--- Begin ---

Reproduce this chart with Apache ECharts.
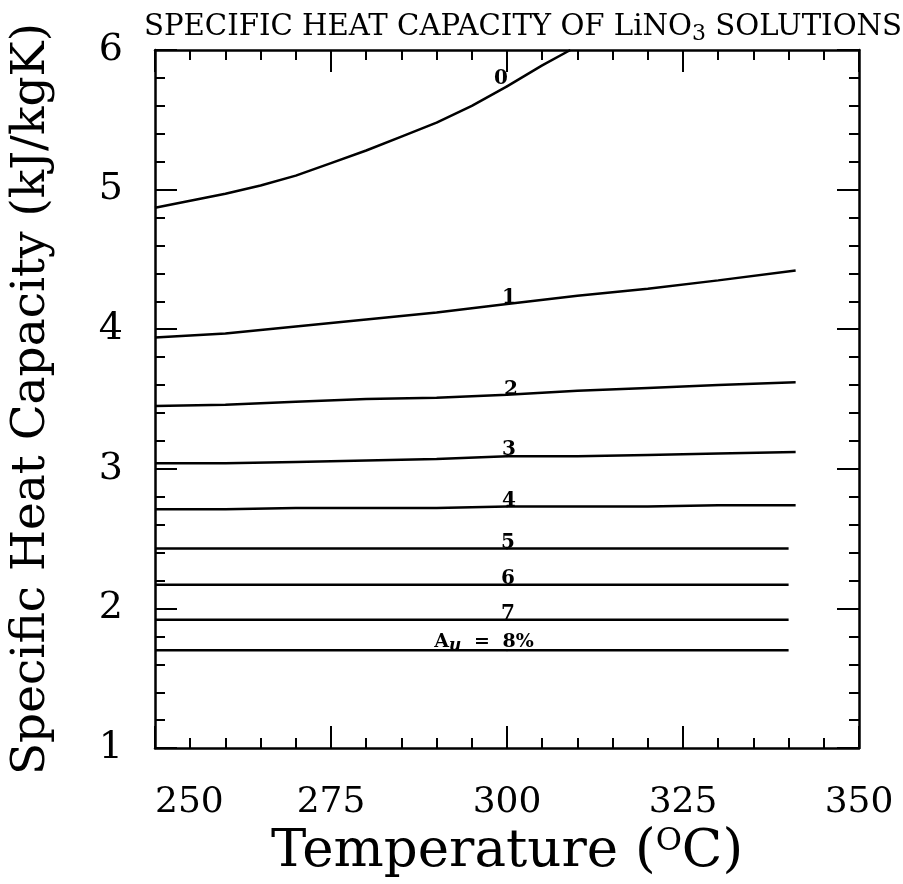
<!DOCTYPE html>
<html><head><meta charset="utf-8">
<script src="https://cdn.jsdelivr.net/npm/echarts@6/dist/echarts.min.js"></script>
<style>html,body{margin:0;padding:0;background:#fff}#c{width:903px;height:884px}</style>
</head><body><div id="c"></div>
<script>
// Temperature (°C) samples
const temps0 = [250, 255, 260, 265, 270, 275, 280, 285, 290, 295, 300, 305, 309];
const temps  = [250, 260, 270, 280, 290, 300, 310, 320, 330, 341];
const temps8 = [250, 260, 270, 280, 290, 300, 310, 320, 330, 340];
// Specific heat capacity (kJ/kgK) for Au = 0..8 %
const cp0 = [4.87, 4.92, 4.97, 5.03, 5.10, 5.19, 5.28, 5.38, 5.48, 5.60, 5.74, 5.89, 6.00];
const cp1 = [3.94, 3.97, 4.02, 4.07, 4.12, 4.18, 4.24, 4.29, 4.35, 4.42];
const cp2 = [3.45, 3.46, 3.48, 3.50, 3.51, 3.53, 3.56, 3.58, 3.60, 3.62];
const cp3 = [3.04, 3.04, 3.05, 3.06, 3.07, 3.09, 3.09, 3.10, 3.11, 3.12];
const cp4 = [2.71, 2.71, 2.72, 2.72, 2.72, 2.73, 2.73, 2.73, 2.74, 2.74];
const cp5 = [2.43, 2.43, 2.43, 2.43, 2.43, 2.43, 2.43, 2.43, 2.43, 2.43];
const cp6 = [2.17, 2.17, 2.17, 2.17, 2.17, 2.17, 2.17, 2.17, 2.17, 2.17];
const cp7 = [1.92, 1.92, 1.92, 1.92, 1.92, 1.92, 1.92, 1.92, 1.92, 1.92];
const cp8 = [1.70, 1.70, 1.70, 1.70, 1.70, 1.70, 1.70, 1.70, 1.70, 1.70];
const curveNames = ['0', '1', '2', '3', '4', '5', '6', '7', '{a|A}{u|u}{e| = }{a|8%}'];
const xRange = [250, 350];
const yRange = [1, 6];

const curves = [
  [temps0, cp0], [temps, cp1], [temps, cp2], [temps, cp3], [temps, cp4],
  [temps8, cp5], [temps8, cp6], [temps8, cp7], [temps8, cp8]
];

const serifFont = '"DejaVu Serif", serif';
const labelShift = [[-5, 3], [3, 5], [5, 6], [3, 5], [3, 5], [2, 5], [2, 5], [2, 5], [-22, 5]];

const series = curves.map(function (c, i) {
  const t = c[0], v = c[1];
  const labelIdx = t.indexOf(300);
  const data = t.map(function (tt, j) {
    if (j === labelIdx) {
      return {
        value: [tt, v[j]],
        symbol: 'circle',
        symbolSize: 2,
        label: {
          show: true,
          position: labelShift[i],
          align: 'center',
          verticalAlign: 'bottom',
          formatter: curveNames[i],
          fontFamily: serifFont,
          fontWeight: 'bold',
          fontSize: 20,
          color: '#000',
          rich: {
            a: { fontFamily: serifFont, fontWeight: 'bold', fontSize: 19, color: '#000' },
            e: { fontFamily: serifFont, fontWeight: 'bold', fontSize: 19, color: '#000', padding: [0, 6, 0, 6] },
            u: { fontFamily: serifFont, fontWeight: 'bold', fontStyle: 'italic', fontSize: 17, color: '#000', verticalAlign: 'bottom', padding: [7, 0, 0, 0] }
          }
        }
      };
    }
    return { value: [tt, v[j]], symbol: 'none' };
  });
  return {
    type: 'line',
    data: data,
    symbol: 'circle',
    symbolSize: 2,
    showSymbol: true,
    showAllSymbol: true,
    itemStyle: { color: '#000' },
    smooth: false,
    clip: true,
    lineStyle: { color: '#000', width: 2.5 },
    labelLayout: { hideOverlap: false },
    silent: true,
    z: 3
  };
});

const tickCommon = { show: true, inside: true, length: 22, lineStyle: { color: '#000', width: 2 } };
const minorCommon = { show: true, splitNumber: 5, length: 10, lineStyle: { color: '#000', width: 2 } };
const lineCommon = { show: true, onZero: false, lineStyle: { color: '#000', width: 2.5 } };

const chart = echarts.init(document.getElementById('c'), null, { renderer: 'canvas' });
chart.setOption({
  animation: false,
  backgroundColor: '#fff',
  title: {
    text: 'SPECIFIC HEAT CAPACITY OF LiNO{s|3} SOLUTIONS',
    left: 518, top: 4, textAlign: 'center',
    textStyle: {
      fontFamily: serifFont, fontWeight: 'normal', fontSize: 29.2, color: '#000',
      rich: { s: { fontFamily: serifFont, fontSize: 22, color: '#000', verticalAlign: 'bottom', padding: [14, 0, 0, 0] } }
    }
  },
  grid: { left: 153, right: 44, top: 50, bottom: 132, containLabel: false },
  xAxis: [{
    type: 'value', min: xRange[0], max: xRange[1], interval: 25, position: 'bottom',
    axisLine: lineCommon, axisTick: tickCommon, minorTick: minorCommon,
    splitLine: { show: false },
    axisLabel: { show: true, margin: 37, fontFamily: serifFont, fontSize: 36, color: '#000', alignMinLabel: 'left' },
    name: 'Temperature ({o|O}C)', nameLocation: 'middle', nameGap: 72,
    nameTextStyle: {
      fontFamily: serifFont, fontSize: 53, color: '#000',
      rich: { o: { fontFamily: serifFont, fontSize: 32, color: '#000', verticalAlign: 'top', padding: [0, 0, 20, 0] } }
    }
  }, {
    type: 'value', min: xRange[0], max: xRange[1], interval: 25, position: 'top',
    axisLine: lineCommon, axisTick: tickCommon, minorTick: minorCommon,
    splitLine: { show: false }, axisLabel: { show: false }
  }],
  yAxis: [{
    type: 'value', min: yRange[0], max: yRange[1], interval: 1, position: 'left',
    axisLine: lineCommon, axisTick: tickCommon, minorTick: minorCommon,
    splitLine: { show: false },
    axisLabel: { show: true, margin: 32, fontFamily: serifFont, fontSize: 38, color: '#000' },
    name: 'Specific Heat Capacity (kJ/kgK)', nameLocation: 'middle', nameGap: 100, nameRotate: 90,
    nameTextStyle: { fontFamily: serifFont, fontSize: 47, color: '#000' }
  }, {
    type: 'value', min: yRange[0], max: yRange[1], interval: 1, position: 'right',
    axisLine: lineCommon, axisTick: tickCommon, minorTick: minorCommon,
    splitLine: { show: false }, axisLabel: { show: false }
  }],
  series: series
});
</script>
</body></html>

--- End ---

AIM OF THE TASK:
Return the material word for word. Pictures are not part of the copy.

RESULT:
Reproduce this chart with Apache ECharts.
<!DOCTYPE html>
<html><head><meta charset="utf-8">
<script src="https://cdn.jsdelivr.net/npm/echarts@6/dist/echarts.min.js"></script>
<style>html,body{margin:0;padding:0;background:#fff}#c{width:903px;height:884px}</style>
</head><body><div id="c"></div>
<script>
// Temperature (°C) samples
const temps0 = [250, 255, 260, 265, 270, 275, 280, 285, 290, 295, 300, 305, 309];
const temps  = [250, 260, 270, 280, 290, 300, 310, 320, 330, 341];
const temps8 = [250, 260, 270, 280, 290, 300, 310, 320, 330, 340];
// Specific heat capacity (kJ/kgK) for Au = 0..8 %
const cp0 = [4.87, 4.92, 4.97, 5.03, 5.10, 5.19, 5.28, 5.38, 5.48, 5.60, 5.74, 5.89, 6.00];
const cp1 = [3.94, 3.97, 4.02, 4.07, 4.12, 4.18, 4.24, 4.29, 4.35, 4.42];
const cp2 = [3.45, 3.46, 3.48, 3.50, 3.51, 3.53, 3.56, 3.58, 3.60, 3.62];
const cp3 = [3.04, 3.04, 3.05, 3.06, 3.07, 3.09, 3.09, 3.10, 3.11, 3.12];
const cp4 = [2.71, 2.71, 2.72, 2.72, 2.72, 2.73, 2.73, 2.73, 2.74, 2.74];
const cp5 = [2.43, 2.43, 2.43, 2.43, 2.43, 2.43, 2.43, 2.43, 2.43, 2.43];
const cp6 = [2.17, 2.17, 2.17, 2.17, 2.17, 2.17, 2.17, 2.17, 2.17, 2.17];
const cp7 = [1.92, 1.92, 1.92, 1.92, 1.92, 1.92, 1.92, 1.92, 1.92, 1.92];
const cp8 = [1.70, 1.70, 1.70, 1.70, 1.70, 1.70, 1.70, 1.70, 1.70, 1.70];
const curveNames = ['0', '1', '2', '3', '4', '5', '6', '7', '{a|A}{u|u}{e| = }{a|8%}'];
const xRange = [250, 350];
const yRange = [1, 6];

const curves = [
  [temps0, cp0], [temps, cp1], [temps, cp2], [temps, cp3], [temps, cp4],
  [temps8, cp5], [temps8, cp6], [temps8, cp7], [temps8, cp8]
];

const serifFont = '"DejaVu Serif", serif';
const labelShift = [[-5, 3], [3, 5], [5, 6], [3, 5], [3, 5], [2, 5], [2, 5], [2, 5], [-22, 5]];

const series = curves.map(function (c, i) {
  const t = c[0], v = c[1];
  const labelIdx = t.indexOf(300);
  const data = t.map(function (tt, j) {
    if (j === labelIdx) {
      return {
        value: [tt, v[j]],
        symbol: 'circle',
        symbolSize: 2,
        label: {
          show: true,
          position: labelShift[i],
          align: 'center',
          verticalAlign: 'bottom',
          formatter: curveNames[i],
          fontFamily: serifFont,
          fontWeight: 'bold',
          fontSize: 20,
          color: '#000',
          rich: {
            a: { fontFamily: serifFont, fontWeight: 'bold', fontSize: 19, color: '#000' },
            e: { fontFamily: serifFont, fontWeight: 'bold', fontSize: 19, color: '#000', padding: [0, 6, 0, 6] },
            u: { fontFamily: serifFont, fontWeight: 'bold', fontStyle: 'italic', fontSize: 17, color: '#000', verticalAlign: 'bottom', padding: [7, 0, 0, 0] }
          }
        }
      };
    }
    return { value: [tt, v[j]], symbol: 'none' };
  });
  return {
    type: 'line',
    data: data,
    symbol: 'circle',
    symbolSize: 2,
    showSymbol: true,
    showAllSymbol: true,
    itemStyle: { color: '#000' },
    smooth: false,
    clip: true,
    lineStyle: { color: '#000', width: 2.5 },
    labelLayout: { hideOverlap: false },
    silent: true,
    z: 3
  };
});

const tickCommon = { show: true, inside: true, length: 22, lineStyle: { color: '#000', width: 2 } };
const minorCommon = { show: true, splitNumber: 5, length: 10, lineStyle: { color: '#000', width: 2 } };
const lineCommon = { show: true, onZero: false, lineStyle: { color: '#000', width: 2.5 } };

const chart = echarts.init(document.getElementById('c'), null, { renderer: 'canvas' });
chart.setOption({
  animation: false,
  backgroundColor: '#fff',
  title: {
    text: 'SPECIFIC HEAT CAPACITY OF LiNO{s|3} SOLUTIONS',
    left: 518, top: 4, textAlign: 'center',
    textStyle: {
      fontFamily: serifFont, fontWeight: 'normal', fontSize: 29.2, color: '#000',
      rich: { s: { fontFamily: serifFont, fontSize: 22, color: '#000', verticalAlign: 'bottom', padding: [14, 0, 0, 0] } }
    }
  },
  grid: { left: 153, right: 44, top: 50, bottom: 132, containLabel: false },
  xAxis: [{
    type: 'value', min: xRange[0], max: xRange[1], interval: 25, position: 'bottom',
    axisLine: lineCommon, axisTick: tickCommon, minorTick: minorCommon,
    splitLine: { show: false },
    axisLabel: { show: true, margin: 37, fontFamily: serifFont, fontSize: 36, color: '#000', alignMinLabel: 'left' },
    name: 'Temperature ({o|O}C)', nameLocation: 'middle', nameGap: 72,
    nameTextStyle: {
      fontFamily: serifFont, fontSize: 53, color: '#000',
      rich: { o: { fontFamily: serifFont, fontSize: 32, color: '#000', verticalAlign: 'top', padding: [0, 0, 20, 0] } }
    }
  }, {
    type: 'value', min: xRange[0], max: xRange[1], interval: 25, position: 'top',
    axisLine: lineCommon, axisTick: tickCommon, minorTick: minorCommon,
    splitLine: { show: false }, axisLabel: { show: false }
  }],
  yAxis: [{
    type: 'value', min: yRange[0], max: yRange[1], interval: 1, position: 'left',
    axisLine: lineCommon, axisTick: tickCommon, minorTick: minorCommon,
    splitLine: { show: false },
    axisLabel: { show: true, margin: 32, fontFamily: serifFont, fontSize: 38, color: '#000' },
    name: 'Specific Heat Capacity (kJ/kgK)', nameLocation: 'middle', nameGap: 100, nameRotate: 90,
    nameTextStyle: { fontFamily: serifFont, fontSize: 47, color: '#000' }
  }, {
    type: 'value', min: yRange[0], max: yRange[1], interval: 1, position: 'right',
    axisLine: lineCommon, axisTick: tickCommon, minorTick: minorCommon,
    splitLine: { show: false }, axisLabel: { show: false }
  }],
  series: series
});
</script>
</body></html>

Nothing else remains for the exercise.